THE PROBLEM: Write each line of the material exactly as given, from the top through the line that contains "on the right.", and omit all pictures.

DATA SECTION:

····················

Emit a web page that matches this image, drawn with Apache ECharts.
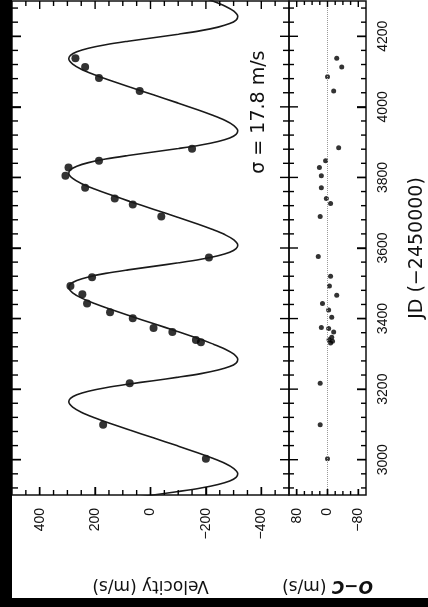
<!DOCTYPE html>
<html>
<head>
<meta charset="utf-8">
<style>
  html, body { margin: 0; padding: 0; background: #fff; }
  #wrap { position: relative; width: 428px; height: 607px; }
  #chart { width: 428px; height: 607px; }
  /* dark edges of the scanned page */
  .strip { position: absolute; background: #000; z-index: 5; }
  #strip-left { left: 0; top: 0; width: 12px; height: 607px; }
  #strip-bottom { left: 0; top: 598px; width: 428px; height: 9px; }
</style>
<script src="https://cdn.jsdelivr.net/npm/echarts@6/dist/echarts.min.js"></script>
</head>
<body>
<div id="wrap">
  <div id="chart"></div>
  <div class="strip" id="strip-left"></div>
  <div class="strip" id="strip-bottom"></div>
</div>
<script>
// Radial velocity curve, drawn as in the (rotated) scan: JD runs upward,
// velocity runs right-to-left, residual panel sits on the right.

// ---- axis ticks ----
const jdMajor = [3000, 3200, 3400, 3600, 3800, 4000, 4200];
const jdMinor = [2920, 2960, 3040, 3080, 3120, 3160, 3240, 3280, 3320, 3360,
  3440, 3480, 3520, 3560, 3640, 3680, 3720, 3760, 3840, 3880, 3920, 3960,
  4040, 4080, 4120, 4160, 4240, 4280];
const velMajor = [-400, -200, 0, 200, 400];
const velMinor = [-450, -350, -300, -250, -150, -100, -50, 50, 100, 150, 250, 300, 350, 450];
const ocMajor = [-80, 0, 80];
const ocMinor = [-60, -40, -20, 20, 40, 60];

// ---- fitted orbit ----
const modelJD = [2880, 2890, 2900, 2910, 2920, 2930, 2940, 2950, 2960, 2975, 2990, 3005, 3020, 3040, 3062,
  3084, 3104, 3119, 3134, 3149, 3164, 3174, 3184, 3194, 3204, 3214, 3224, 3234, 3244, 3254, 3264, 3274, 3284, 3299, 3314, 3329, 3344, 3364, 3386,
  3408, 3428, 3443, 3458, 3473, 3488, 3498, 3508, 3518, 3528, 3538, 3548, 3558, 3568, 3578, 3588, 3598, 3608, 3623, 3638, 3653, 3668, 3688, 3710,
  3732, 3752, 3767, 3782, 3797, 3812, 3822, 3832, 3842, 3852, 3862, 3872, 3882, 3892, 3902, 3912, 3922, 3932, 3947, 3962, 3977, 3992, 4012, 4034,
  4056, 4076, 4091, 4106, 4121, 4136, 4146, 4156, 4166, 4176, 4186, 4196, 4206, 4216, 4226, 4236, 4246, 4256, 4271, 4286, 4301, 4316];
const modelVel = [162, 81, -10, -101, -182, -244, -286, -309, -315, -301, -268, -222, -170, -95, -10,
  75, 150, 202, 248, 281, 295, 289, 266, 224, 162, 81, -10, -101, -182, -244, -286, -309, -315, -301, -268, -222, -170, -95, -10,
  75, 150, 202, 248, 281, 295, 289, 266, 224, 162, 81, -10, -101, -182, -244, -286, -309, -315, -301, -268, -222, -170, -95, -10,
  75, 150, 202, 248, 281, 295, 289, 266, 224, 162, 81, -10, -101, -182, -244, -286, -309, -315, -301, -268, -222, -170, -95, -10,
  75, 150, 202, 248, 281, 295, 289, 266, 224, 162, 81, -10, -101, -182, -244, -286, -309, -315, -301, -268, -222, -170];

// ---- observations ----
const obsJD = [3003, 3099, 3217, 3333, 3339, 3362, 3373, 3401, 3418, 3443, 3469, 3492, 3517, 3573,
  3689, 3723, 3740, 3771, 3805, 3828, 3847, 3881, 4045, 4082, 4113, 4138];
const obsVel = [-200, 171, 75, -182, -164, -79, -11, 64, 146, 229, 246, 289, 211, -211,
  -39, 64, 129, 236, 307, 296, 186, -150, 39, 186, 236, 271];

// ---- residuals ----
const ocJD = [3003, 3099, 3217, 3331, 3336, 3340, 3347, 3362, 3372, 3375, 3404, 3424, 3443, 3466, 3492, 3520, 3576,
  3689, 3726, 3740, 3771, 3805, 3828, 3847, 3884, 4045, 4085, 4113, 4138];
const ocRes = [0, 19, 19, -8, -13, -4, -11, -16, -3, 16, -11, -3, 13, -24, -5, -8, 24,
  19, -8, 3, 16, 16, 21, 5, -29, -16, 0, -37, -24];

// the rms note and where it sits (velocity, JD)
const sigmaText = 'σ = 17.8 m/s';
const sigmaAt = [-392, 3985];

const INK = '#111';
const tickFont = { fontFamily: 'Liberation Sans', fontSize: 14, color: INK };
const titleFont = { fontFamily: 'DejaVu Sans', fontSize: 17, color: INK };
const minus = v => String(v).replace('-', '\u2212');

function valueAxis(gridIndex, position, min, max, inverse, extra) {
  return Object.assign({
    type: 'value', gridIndex, position, min, max, inverse,
    axisLine: { show: false, onZero: false },
    axisTick: { show: false },
    axisLabel: { show: false },
    splitLine: { show: false },
  }, extra || {});
}

// inward tick marks on all four sides of a panel, placed through the axes
function tickSeries(xAxisIndex, yAxisIndex, xMaj, xMin, yMaj, yMin, lens, midX, midY) {
  const items = [];
  xMaj.forEach(v => items.push({ dim: 0, v, len: lens[0] }));
  xMin.forEach(v => items.push({ dim: 0, v, len: lens[1] }));
  yMaj.forEach(v => items.push({ dim: 1, v, len: lens[2] }));
  yMin.forEach(v => items.push({ dim: 1, v, len: lens[3] }));
  const w = 1.4;
  return {
    type: 'custom', xAxisIndex, yAxisIndex, silent: true, z: 5,
    data: items.map(it => (it.dim === 0 ? [it.v, midY] : [midX, it.v])),
    renderItem(params, api) {
      const it = items[params.dataIndex];
      const cs = params.coordSys;
      const p = api.coord([api.value(0), api.value(1)]);
      const style = { fill: '#000' };
      if (it.dim === 0) {
        return { type: 'group', children: [
          { type: 'rect', shape: { x: p[0] - w / 2, y: cs.y, width: w, height: it.len }, style },
          { type: 'rect', shape: { x: p[0] - w / 2, y: cs.y + cs.height - it.len, width: w, height: it.len }, style },
        ] };
      }
      return { type: 'group', children: [
        { type: 'rect', shape: { x: cs.x, y: p[1] - w / 2, width: it.len, height: w }, style },
        { type: 'rect', shape: { x: cs.x + cs.width - it.len, y: p[1] - w / 2, width: it.len, height: w }, style },
      ] };
    },
  };
}

const chart = echarts.init(document.getElementById('chart'));
chart.setOption({
  animation: false,
  backgroundColor: '#fff',
  grid: [
    { left: 12, top: 1, width: 277, height: 494, show: true, borderColor: INK, borderWidth: 1.5 },
    { left: 289, top: 1, width: 78, height: 494, show: true, borderColor: INK, borderWidth: 1.5 },
  ],
  xAxis: [
    valueAxis(0, 'bottom', -500, 500, true, {
      axisTick: { show: true, inside: true, length: 8, customValues: velMajor, lineStyle: { color: '#000', width: 1.4 } },
      axisLabel: Object.assign({ show: true, customValues: velMajor, rotate: 90, margin: 13, formatter: minus }, tickFont),
      name: 'Velocity (m/s)', nameLocation: 'middle', nameGap: 82, nameRotate: 180,
      nameTextStyle: titleFont,
    }),
    valueAxis(1, 'bottom', -100, 100, true, {
      axisTick: { show: true, inside: true, length: 6, customValues: ocMajor, lineStyle: { color: '#000', width: 1.4 } },
      axisLabel: Object.assign({ show: true, customValues: ocMajor, rotate: 90, margin: 13, formatter: minus }, tickFont),
      name: '{i|O\u2212C} (m/s)', nameLocation: 'middle', nameGap: 82, nameRotate: 180,
      nameTextStyle: Object.assign({ rich: { i: { fontStyle: 'italic', fontWeight: 'bold', fontFamily: 'DejaVu Sans', fontSize: 17, color: INK } } }, titleFont),
    }),
  ],
  yAxis: [
    valueAxis(0, 'left', 2900, 4300, false, {
      axisTick: { show: true, inside: true, length: 9, customValues: jdMajor, lineStyle: { color: '#000', width: 1.4 } },
    }),
    valueAxis(1, 'right', 2900, 4300, false, {
      axisTick: { show: true, inside: true, length: 9, customValues: jdMajor, lineStyle: { color: '#000', width: 1.4 } },
      axisLabel: Object.assign({ show: true, customValues: jdMajor, rotate: 90, margin: 10, formatter: v => String(v) }, tickFont),
      name: 'JD (\u22122450000)', nameLocation: 'middle', nameGap: 42, nameRotate: 90,
      nameTextStyle: Object.assign({}, titleFont, { fontSize: 19 }),
    }),
  ],
  series: [
    tickSeries(0, 0, velMajor, velMinor, jdMajor, jdMinor, [8, 5, 9, 6], 0, 3600),
    tickSeries(1, 1, ocMajor, ocMinor, jdMajor, jdMinor, [6, 4, 9, 5], 0, 3600),
    {
      type: 'line',
      xAxisIndex: 0, yAxisIndex: 0,
      data: modelJD.map((t, i) => [modelVel[i], t]),
      smooth: 0.35,
      symbol: 'none',
      lineStyle: { color: '#1a1a1a', width: 1.6 },
      silent: true,
    },
    {
      type: 'scatter',
      xAxisIndex: 0, yAxisIndex: 0,
      data: obsJD.map((t, i) => [obsVel[i], t]),
      symbolSize: 8,
      itemStyle: { color: '#000' },
      silent: true,
    },
    {
      type: 'scatter',
      xAxisIndex: 1, yAxisIndex: 1,
      data: ocJD.map((t, i) => [ocRes[i], t]),
      symbolSize: 5,
      itemStyle: { color: '#000' },
      silent: true,
      markLine: {
        silent: true,
        symbol: 'none',
        label: { show: false },
        lineStyle: { color: '#999', type: 'dotted', width: 1 },
        data: [{ xAxis: 0 }],
      },
    },
    {
      // rms note, rotated with the rest of the figure
      type: 'custom',
      xAxisIndex: 0, yAxisIndex: 0,
      silent: true, z: 6,
      data: [sigmaAt],
      renderItem(params, api) {
        const p = api.coord([api.value(0), api.value(1)]);
        return {
          type: 'text', x: p[0], y: p[1], rotation: Math.PI / 2,
          style: { text: sigmaText, fill: INK, font: '19px "DejaVu Sans"', align: 'center', verticalAlign: 'middle' },
        };
      },
    },
  ],
});
</script>
</body>
</html>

····················

OUTPUT OF THE EXERCISE:
Emit a web page that matches this image, drawn with Apache ECharts.
<!DOCTYPE html>
<html>
<head>
<meta charset="utf-8">
<style>
  html, body { margin: 0; padding: 0; background: #fff; }
  #wrap { position: relative; width: 428px; height: 607px; }
  #chart { width: 428px; height: 607px; }
  /* dark edges of the scanned page */
  .strip { position: absolute; background: #000; z-index: 5; }
  #strip-left { left: 0; top: 0; width: 12px; height: 607px; }
  #strip-bottom { left: 0; top: 598px; width: 428px; height: 9px; }
</style>
<script src="https://cdn.jsdelivr.net/npm/echarts@6/dist/echarts.min.js"></script>
</head>
<body>
<div id="wrap">
  <div id="chart"></div>
  <div class="strip" id="strip-left"></div>
  <div class="strip" id="strip-bottom"></div>
</div>
<script>
// Radial velocity curve, drawn as in the (rotated) scan: JD runs upward,
// velocity runs right-to-left, residual panel sits on the right.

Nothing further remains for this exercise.